Extensive experimental study using real speech and noise signals is provided, accompanied by audio demonstrations. We show that the proposed method significantly outperforms state-of-the-art competing methods.
If time permits, we will also explore another speech enhancement framework consisting multiple DNNs. This framework comprises a set of phoneme-specific DNNs (pDNNs), one for each phoneme, together with an additional phoneme-classification DNN (cDNN). The cDNN is responsible for determining the posterior probability that a specific phoneme was uttered. Concurrently, each of the pDNNs estimates a phoneme-specific speech presence probability (pSPP). The speech presence probability (SPP) is then calculated as a weighted averaging of the phoneme-specific pSPPs, with the weights determined by the posterior phoneme probability.
Sharon Gannot received his B.Sc. degree (summa cum laude) from the Technion Israel Institute of Technology, Haifa, Israel in 1986 and the M.Sc. (cum laude) and Ph.D. degrees from Tel-Aviv University, Israel in 1995 and 2000 respectively, all in Electrical Engineering.
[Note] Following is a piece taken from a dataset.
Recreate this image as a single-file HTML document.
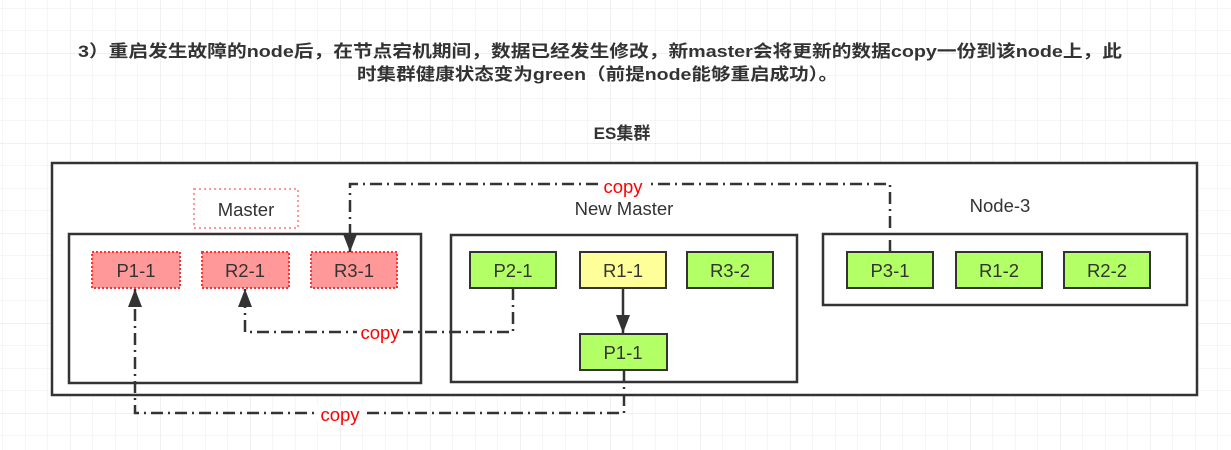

In 2001 he held a post-doctoral position at the department of Electrical Engineering (ESAT-SISTA) at K.U.Leuven, Belgium. From 2002 to 2003 he held a research and teaching position at the Faculty of Electrical Engineering, Technion-Israel Institute of Technology, Haifa, Israel. Currently, he is a Full Professor at the Faculty of Engineering, Bar-Ilan University, Israel, where he is heading the Speech and Signal Processing laboratory and the Signal Processing Track.
Prof. Gannot is the recipient of Bar-Ilan University outstanding lecturer award for 2010 and 2014. He is also a co-recipient of seven best paper awards. Prof. Gannot has served as an Associate Editor of the EURASIP Journal of Advances in Signal Processing in 2003-2012, and as an Editor of several special issues on Multi-microphone Speech Processing of the same journal. He has also served as a guest editor of ELSEVIER Speech Communication and Signal Processing journals. Prof. Gannot has served as an Associate Editor of IEEE Transactions on Speech, Audio and Language Processing in 2009-2013. Currently, he is a Senior Area Chair of the same journal. He also serves as a reviewer of many IEEE journals and conferences. Prof. Gannot is a member of the Audio and Acoustic Signal Processing (AASP) technical committee of the IEEE since Jan., 2010. Since Jan. 2017, he serves as the committee chair. He is also a member of the Technical and Steering committee of the International Workshop on Acoustic Signal Enhancement (IWAENC) since 2005 and was the general co-chair of IWAENC held at Tel-Aviv, Israel in August 2010. Prof. Gannot has served as the general co-chair of the IEEE Workshop on Applications of Signal Processing to Audio and Acoustics (WASPAA) in October 2013. Prof. Gannot was selected (with colleagues) to present tutorial sessions in ICASSP 2012, EUSIPCO 2012, ICASSP 2013 and EUSIPCO 2013. Prof. Gannot research interests include multi-microphone speech processing and specifically distributed algorithms for ad hoc microphone arrays for noise reduction and speaker separation; dereverberation; single microphone speech enhancement and speaker localization and tracking.